P9: "Figures 3 and 4...The shaded region at the bottom of each curve shows the number of solutions (unique solutions) found at each iteration as indicated by the right hand axis"; I do not see a shaded region or a right-axis in either figures 3 or 4.
All figures from 3: these are the results from 30 repeat runs. that's good, but it's not clear whether these figures show the mean or some other aggregation over all 30 runs. I think it might also be worthwhile adding the range over the 30 runs to these figures (error bars or feint lines would be enough); similar for later figures.
Author Response
Please see the attachment
Author Response File: Author Response.pdf
Round 2
Reviewer 1 Report
The authors have successfully addressed all the comments and the paper may be accepted for publication.
In addition I recommend use latex format $3.02\times10^{-6}$ instead of 3.02e-06 (example) in Tables 2-9.
Author Response
Comment: In addition I recommend use latex format $3.02\times10^{-6}$ instead of 3.02e-06 (example) in Tables 2-9.
Reply: This has now been accomplished. Please see the article.
Thank you
Reviewer 2 Report
Dear Authors,
Many thanks for your revised paper, and thank you for highlighting changes in blue. Could you please address the remaining points I raised in the first part of my original review. These points, which come before itemised points are the most important in that review.

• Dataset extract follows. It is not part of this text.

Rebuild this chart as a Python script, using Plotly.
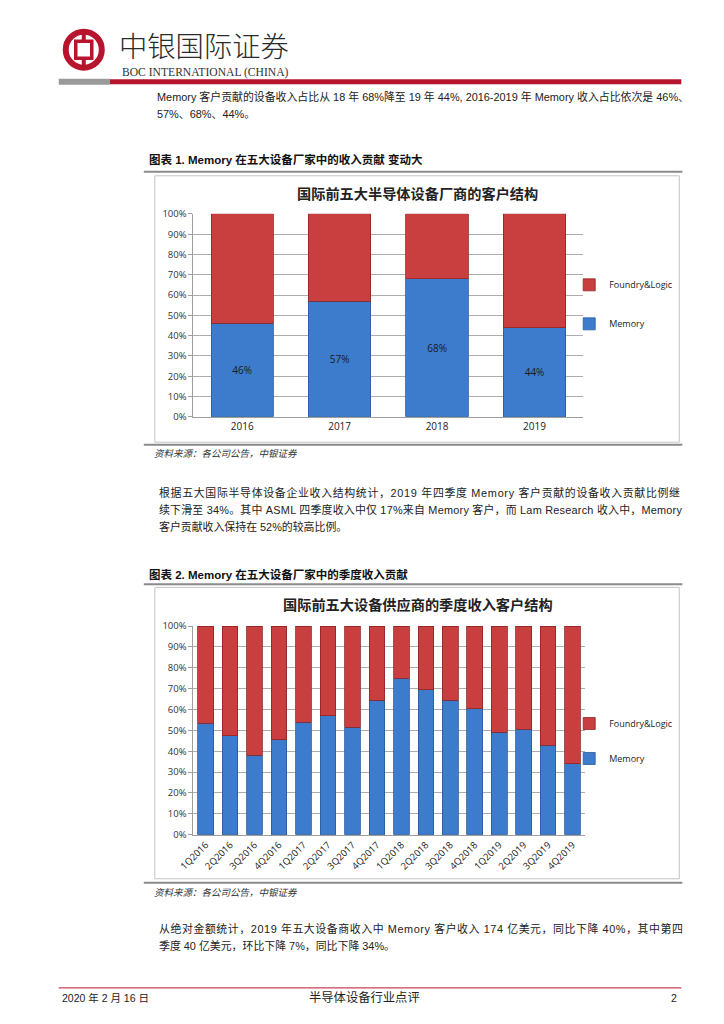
import plotly.graph_objects as go

# ---------------- data ----------------
years = ["2016", "2017", "2018", "2019"]
memory_annual = [46, 57, 68, 44]
foundry_annual = [54, 43, 32, 56]

quarters = ["1Q2016", "2Q2016", "3Q2016", "4Q2016",
            "1Q2017", "2Q2017", "3Q2017", "4Q2017",
            "1Q2018", "2Q2018", "3Q2018", "4Q2018",
            "1Q2019", "2Q2019", "3Q2019", "4Q2019"]
memory_q = [53.5, 47.5, 38, 45.5, 54, 57, 51.5, 64.5, 75, 69.5, 64.5, 60.5, 49, 50.5, 43, 34]
foundry_q = [46.5, 52.5, 62, 54.5, 46, 43, 48.5, 35.5, 25, 30.5, 35.5, 39.5, 51, 49.5, 57, 66]

y_ticks = [0, 10, 20, 30, 40, 50, 60, 70, 80, 90, 100]
y_tick_labels = ["0%", "10%", "20%", "30%", "40%", "50%", "60%", "70%", "80%", "90%", "100%"]

title1 = "国际前五大半导体设备厂商的客户结构"
title2 = "国际前五大设备供应商的季度收入客户结构"
head1 = "图表 1. Memory 在五大设备厂家中的收入贡献 变动大"
head2 = "图表 2. Memory 在五大设备厂家中的季度收入贡献"
source = "资料来源：各公司公告，中银证券"
para1 = ["Memory 客户贡献的设备收入占比从 18 年 68%降至 19 年 44%, 2016-2019 年 Memory 收入占比依次是 46%、",
         "57%、68%、44%。"]
para2 = ["根据五大国际半导体设备企业收入结构统计，2019 年四季度 Memory 客户贡献的设备收入贡献比例继",
         "续下滑至 34%。其中 ASML 四季度收入中仅 17%来自 Memory 客户，而 Lam Research 收入中，Memory",
         "客户贡献收入保持在 52%的较高比例。"]
para3 = ["从绝对金额统计，2019 年五大设备商收入中 Memory 客户收入 174 亿美元，同比下降 40%，其中第四",
         "季度 40 亿美元，环比下降 7%，同比下降 34%。"]
footer_date = "2020 年 2 月 16 日"
footer_title = "半导体设备行业点评"
footer_page = "2"

# ---------------- helpers ----------------
W, H = 724, 1024
# page coordinates -> paper fractions (calibrated against the rendered screenshot)
def X(px):
    return ((px - 16.3) / 0.977) / W
def Y(py):
    return 1 - ((py - 7.4) / 0.986) / H

RED = "#C93E3E"
RED_EDGE = "#8E2626"
BLUE = "#3D7CCC"
BLUE_EDGE = "#2A5A9A"
BOC_RED = "#B7142E"
CJK = "Noto Sans CJK SC"
BODY = "Liberation Sans, Noto Sans CJK SC"
TICKF = "Open Sans, Noto Sans CJK SC"

fig = go.Figure()

fig.add_trace(go.Bar(x=years, y=memory_annual, name="Memory", xaxis="x", yaxis="y",
                     marker=dict(color=BLUE, line=dict(color=BLUE_EDGE, width=0.8)),
                     text=memory_annual, texttemplate="%{text}%", textposition="inside",
                     insidetextanchor="middle",
                     textfont=dict(family=TICKF, size=10, color="#1a1a1a"),
                     legend="legend", legendgroup="m1", legendrank=2))
fig.add_trace(go.Bar(x=years, y=foundry_annual, name="Foundry&Logic", xaxis="x", yaxis="y",
                     marker=dict(color=RED, line=dict(color=RED_EDGE, width=0.8)),
                     legend="legend", legendgroup="f1", legendrank=1))
fig.add_trace(go.Bar(x=quarters, y=memory_q, name="Memory", xaxis="x2", yaxis="y2",
                     marker=dict(color=BLUE, line=dict(color=BLUE_EDGE, width=0.8)),
                     legend="legend2", legendgroup="m2", legendrank=2))
fig.add_trace(go.Bar(x=quarters, y=foundry_q, name="Foundry&Logic", xaxis="x2", yaxis="y2",
                     marker=dict(color=RED, line=dict(color=RED_EDGE, width=0.8)),
                     legend="legend2", legendgroup="f2", legendrank=1))

axis_common_y = dict(range=[0, 100], tickmode="array", tickvals=y_ticks, ticktext=y_tick_labels,
                     showgrid=True, gridcolor="#ADADAD", gridwidth=1, showline=True,
                     linecolor="#9E9E9E", linewidth=1, ticks="outside", ticklen=4,
                     tickcolor="#9E9E9E",
                     tickfont=dict(family=TICKF, size=9.5, color="#333"), zeroline=False,
                     fixedrange=True)
axis_common_x = dict(showline=True, linecolor="#9E9E9E", linewidth=1, showgrid=False,
                     fixedrange=True)

shapes = []
annotations = []

def hline(y, x0, x1, color, width):
    shapes.append(dict(type="line", xref="paper", yref="paper", x0=X(x0), x1=X(x1),
                       y0=Y(y), y1=Y(y), line=dict(color=color, width=width)))

def rect(x0, y0, x1, y1, line_color, line_width, fill="rgba(0,0,0,0)"):
    shapes.append(dict(type="rect", xref="paper", yref="paper", x0=X(x0), x1=X(x1),
                       y0=Y(y1), y1=Y(y0), line=dict(color=line_color, width=line_width),
                       fillcolor=fill, layer="below"))

def text(x, y, s, size, family=BODY, color="#222", anchor="left", bold=False, italic=False,
         weight=None, spacing=None):
    if spacing:
        s = '<span style="letter-spacing:%.2fpx">%s</span>' % (spacing, s)
    annotations.append(dict(x=X(x), y=Y(y), xref="paper", yref="paper", text=s,
                            showarrow=False, xanchor=anchor, yanchor="middle",
                            font=dict(family=family, size=size, color=color,
                                      weight=weight if weight else ("bold" if bold else "normal"),
                                      style="italic" if italic else "normal")))

# ---- header / logo ----
cx, cy, r = 84, 50, 21
shapes.append(dict(type="circle", xref="paper", yref="paper",
                   x0=X(cx - r + 3), x1=X(cx + r - 3), y0=Y(cy + r - 3), y1=Y(cy - r + 3),
                   line=dict(color=BOC_RED, width=6), fillcolor="white"))
shapes.append(dict(type="rect", xref="paper", yref="paper", x0=X(cx - 2), x1=X(cx + 2),
                   y0=Y(cy + 19), y1=Y(cy - 19), line=dict(width=0), fillcolor=BOC_RED))
shapes.append(dict(type="rect", xref="paper", yref="paper", x0=X(cx - 8), x1=X(cx + 8),
                   y0=Y(cy + 8.5), y1=Y(cy - 8.5), line=dict(color=BOC_RED, width=3.5),
                   fillcolor="white"))
text(117, 44.5, "中银国际证券", 28.3, family=CJK, color="#2b2b2b", weight=300)
text(120, 72.5, "BOC INTERNATIONAL (CHINA)", 11.6, family="Liberation Serif", color="#333")
shapes.append(dict(type="rect", xref="paper", yref="paper", x0=X(59), x1=X(110),
                   y0=Y(85), y1=Y(79), line=dict(width=0), fillcolor="#9A9A9A"))
shapes.append(dict(type="rect", xref="paper", yref="paper", x0=X(110), x1=X(681),
                   y0=Y(84.5), y1=Y(79.5), line=dict(width=0), fillcolor=BOC_RED))

# ---- paragraph 1 ----
text(155, 97, para1[0], 10.9)
text(155, 114, para1[1], 10.9)

# ---- chart 1 frame ----
text(147, 160, head1, 11.5, family=BODY, color="#111", bold=True)
hline(172, 144, 682, "#8A8A8A", 2)
rect(155, 176, 679, 442, "#C4C4C4", 1, fill="white")
hline(444.5, 144, 682, "#8A8A8A", 2)
text(152, 453, source, 9.5, family=CJK, color="#333", italic=True)
text(417, 193, title1, 14.2, family=CJK, color="#222", anchor="center", bold=True)

# ---- paragraph 2 ----
text(157, 492.5, para2[0], 10.9, spacing=0.69)
text(157, 509.3, para2[1], 10.9, spacing=0.23)
text(157, 526, para2[2], 10.9)

# ---- chart 2 frame ----
text(147, 574, head2, 11.5, family=BODY, color="#111", bold=True)
hline(584, 144, 682, "#8A8A8A", 2)
rect(155, 587, 679, 878, "#C4C4C4", 1, fill="white")
hline(882, 144, 682, "#8A8A8A", 2)
text(152, 891, source, 9.5, family=CJK, color="#333", italic=True)
text(418, 604, title2, 14.2, family=CJK, color="#222", anchor="center", bold=True)

# ---- paragraph 3 ----
text(157, 928, para3[0], 10.9, spacing=0.58)
text(157, 944.5, para3[1], 10.9)

# ---- footer ----
hline(987, 59, 681, BOC_RED, 1)
text(60, 997, footer_date, 10.5, family=BODY, color="#222")
text(364, 997, footer_title, 12.3, family=BODY, color="#222", anchor="center")
text(679, 997, footer_page, 10.5, family=BODY, color="#222", anchor="right")

legend_common = dict(xref="paper", yref="paper", xanchor="left", yanchor="top",
                     bgcolor="rgba(0,0,0,0)", font=dict(family=TICKF, size=9, color="#222"),
                     traceorder="grouped", itemwidth=30)

fig.update_layout(
    width=W, height=H, autosize=False,
    margin=dict(l=0, r=0, t=0, b=0, pad=0),
    paper_bgcolor="white", plot_bgcolor="white",
    barmode="stack", bargap=0.36,
    showlegend=True,
    xaxis=dict(domain=[X(193.6), X(583)], anchor="y",
               tickfont=dict(family=TICKF, size=10, color="#222"), **axis_common_x),
    yaxis=dict(domain=[Y(416.7), Y(214)], anchor="x", **axis_common_y),
    xaxis2=dict(domain=[X(193.6), X(584.6)], anchor="y2", tickangle=-45,
                tickfont=dict(family=TICKF, size=9.5, color="#222"), **axis_common_x),
    yaxis2=dict(domain=[Y(834), Y(625.7)], anchor="x2", **axis_common_y),
    legend=dict(x=X(569), y=Y(270.4), tracegroupgap=20, **legend_common),
    legend2=dict(x=X(569), y=Y(708.5), tracegroupgap=16, **legend_common),
    shapes=shapes,
    annotations=annotations,
)

fig.write_html("out.html", config={"displayModeBar": False},
               post_script="document.body.style.margin='0px';document.body.style.overflow='hidden';")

In particular, how are niches defined. On line 117 you write: "Niching algorithms define niche formation differently. " As I have asked before, could you please describe, at least in broad brush terms, how you formed niches.
many thanks
a reviewer
Author Response
Comment: In particular, how are niches defined. On line 117 you write: "Niching algorithms define niche formation differently. " As I have asked before, could you please describe, at least in broad brush terms, how you formed niches.
Reply: Thank you for pointing this out. A paragraph has been added on sub-section 2.1.2 that narrates how ESPSO forms niches. This can be found between lines 117 -- 128
Round 3
Reviewer 2 Report
Many thanks for the niche forming description.